ScanWorks® JTAG Interconnect Pin-Level Diagnostics

Multiple Driver, Single Receiver

An open at one of the drivers causes that driver to be unable to influence the value on the net. This defect is detected at the receiver and diagnosed as a stuck-fault associated with the driver. A power or ground short on one of the drivers is detected at the receiver and diagnosed as a net stuck-at fault.

Multiple Driver, Multiple Receiver

An open at any driver is detected at all receivers with diagnosis similar to the multiple drivers/single receiver fault. An open at one of the receivers is diagnosed as a stuck fault at the receiver. A short to power or ground is detected at all receivers and diagnosed as a net stuck-at fault.

TriState Driver

Defects on the driver cell of a three-state driver are detected and diagnosed the same as above. Open-circuit defects on the tristate control cell is detected as driver output floating; whereas shorts on the tristate control cell are diagnosed as driver output floating or driver output stuck-at depending on whether the short is to the cell-enable or cell-highZ value.

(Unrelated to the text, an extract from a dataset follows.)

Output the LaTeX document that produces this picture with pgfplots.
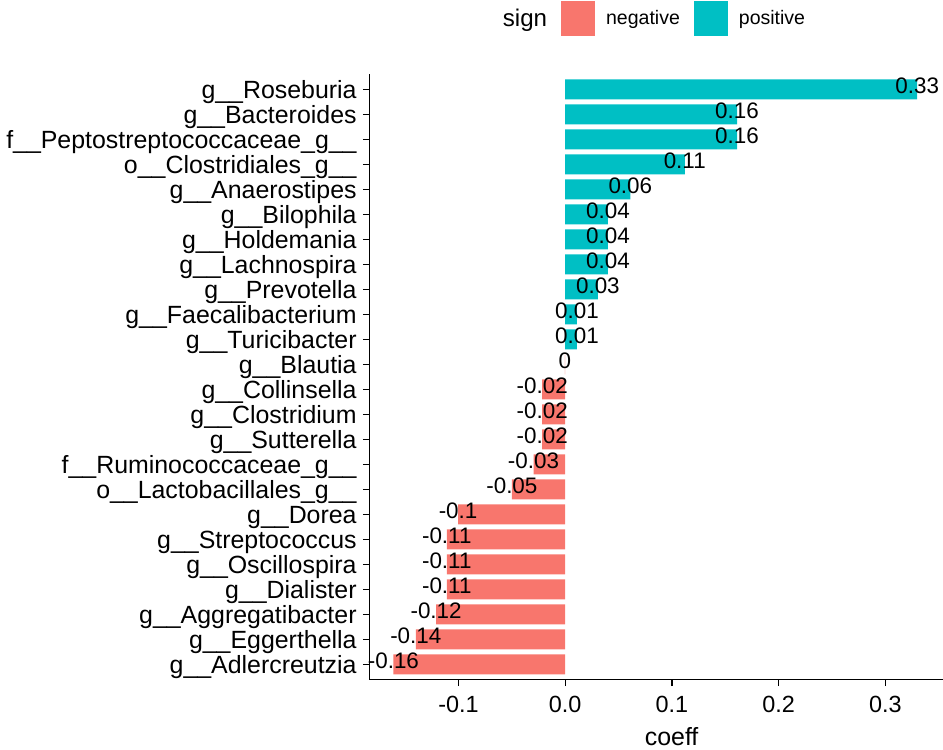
\documentclass[border=0pt]{standalone}
\usepackage{fontspec}
\setmainfont{Liberation Sans}
\usepackage{pgfplots}
\pgfplotsset{compat=1.18}
\usepackage{pgfplotstable}
\definecolor{negc}{HTML}{F8766D}
\definecolor{posc}{HTML}{00BFC4}

\pgfplotstableread{
y val lab
24 0.3298 0.33
23 0.161 0.16
22 0.161 0.16
21 0.112 0.11
20 0.061 0.06
19 0.040 0.04
18 0.040 0.04
17 0.040 0.04
16 0.0306 0.03
15 0.011 0.01
14 0.011 0.01
}\postab

\pgfplotstableread{
y val lab
13 -0.0004 0
12 -0.0216 -0.02
11 -0.0216 -0.02
10 -0.0216 -0.02
9 -0.0297 -0.03
8 -0.050 -0.05
7 -0.1004 -0.1
6 -0.111 -0.11
5 -0.111 -0.11
4 -0.111 -0.11
3 -0.121 -0.12
2 -0.140 -0.14
1 -0.161 -0.16
}\negtab

\begin{document}
\begin{tikzpicture}
\path[use as bounding box] (0,0) rectangle (943bp,750bp);
\begin{axis}[
  at={(369.3bp,70.5bp)}, anchor=south west,
  scale only axis, width=573.7bp, height=605bp,
  xmin=-0.1836, xmax=0.3540, ymin=0.4, ymax=24.6,
  axis x line*=bottom, axis y line*=left,
  axis line style={line width=1.3bp, black},
  xbar, bar width=20bp, bar shift=0pt,
  xtick={-0.1,0,0.1,0.2,0.3},
  xticklabels={-0.1,0.0,0.1,0.2,0.3},
  ytick={1,...,24},
  yticklabels={g\_\_Adlercreutzia, g\_\_Eggerthella, g\_\_Aggregatibacter, g\_\_Dialister, g\_\_Oscillospira, g\_\_Streptococcus, g\_\_Dorea, o\_\_Lactobacillales\_g\_\_, f\_\_Ruminococcaceae\_g\_\_, g\_\_Sutterella, g\_\_Clostridium, g\_\_Collinsella, g\_\_Blautia, g\_\_Turicibacter, g\_\_Faecalibacterium, g\_\_Prevotella, g\_\_Lachnospira, g\_\_Holdemania, g\_\_Bilophila, g\_\_Anaerostipes, o\_\_Clostridiales\_g\_\_, f\_\_Peptostreptococcaceae\_g\_\_, g\_\_Bacteroides, g\_\_Roseburia},
  tick align=outside, major tick length=6.5bp,
  tick style={line width=1.3bp, black},
  yticklabel style={font=\fontsize{25}{30}\selectfont, anchor=base east, inner sep=0pt, xshift=-6bp, yshift=-9bp},
  xticklabel style={font=\fontsize{23.5}{28}\selectfont, anchor=north, inner sep=0pt, yshift=-9.5bp},
  xlabel={coeff},
  xlabel style={font=\fontsize{25}{30}\selectfont, at={(axis description cs:0.527,0)}, anchor=base, inner sep=0pt, yshift=-65.5bp},
  point meta=explicit symbolic,
  legend image code/.code={\fill[#1] (0bp,-17.5bp) rectangle (34bp,17.5bp);},
  legend columns=3,
  legend style={draw=none, fill=none, at={(axis description cs:0.4884,1.0926)}, anchor=center,
    font=\fontsize{19.6}{23}\selectfont, inner sep=0pt, outer sep=0pt,
    /tikz/every even column/.append style={column sep=12bp},
    /tikz/every odd column/.append style={column sep=9bp}},
]
\addlegendimage{empty legend}
\addlegendentry{\fontsize{24.2}{29}\selectfont sign}
\addplot[fill=negc, draw=none, nodes near coords, nodes near coords align={center},
  every node near coord/.append style={font=\fontsize{22.5}{27}\selectfont, text=black, anchor=base, inner sep=0pt, yshift=-4bp}]
  table[x=val, y=y, meta=lab] {\negtab};
\addlegendentry{negative}
\addplot[fill=posc, draw=none, nodes near coords, nodes near coords align={center},
  every node near coord/.append style={font=\fontsize{22.5}{27}\selectfont, text=black, anchor=base, inner sep=0pt, yshift=-4bp}]
  table[x=val, y=y, meta=lab] {\postab};
\addlegendentry{positive}
\end{axis}
\end{tikzpicture}
\end{document}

Bidirectional Driver and Receivers

Opens and shorts on bidirectional drivers/receivers are treated as supersets of the tristate and single driver/single receiver faults. Opens are located to the bidirectional cell causing the problem, either as a driver or a receiver. Shorts are diagnosed either to the net (bidirectional cell, stuck-on fault) or to the driver cell (bidirectional cell, stuck-Z fault). Leaky bidirectional (and tristate) drivers are diagnosed as long as the effect produces a hard stuck-at fault.

Ture Bridging Faults

Two separate scan-interconnect structures can be shorted together (a bridging fault, usually caused by solder-to-solder flow). If the short behaves logically, diagnosis is to the two nets, covering the wired-AND, wired-OR, and strong driver behavior of the short.

Cluster Faults

A cluster fault is a short circuit between two nets, one of which is a scan net (scan driver to scan receiver) and the other is a non-scan net (non-scan driver to non-scan receiver). Under some conditions, scan testing can detect the short, but diagnosis may be difficult.

User Interface

When authorized, interconnect pin-level diagnostics replace the net-level diagnostics that are provided with the interconnect test generation tool. The diagnostic report is generated as the tests are applied and is immediately available. The report is available in text or HTML format. The report indicates the pin to which the fault has been diagnosed, along with addition information about the net to which it is connected. Each connection is identified as an input, output, bidirectional, or cluster (non-boundary scan) pin, if known. Each pin listed is linked to the design browser, which can be viewed by clicking on the pin name. The physical pin location is indicated on the design layout view with cross hairs.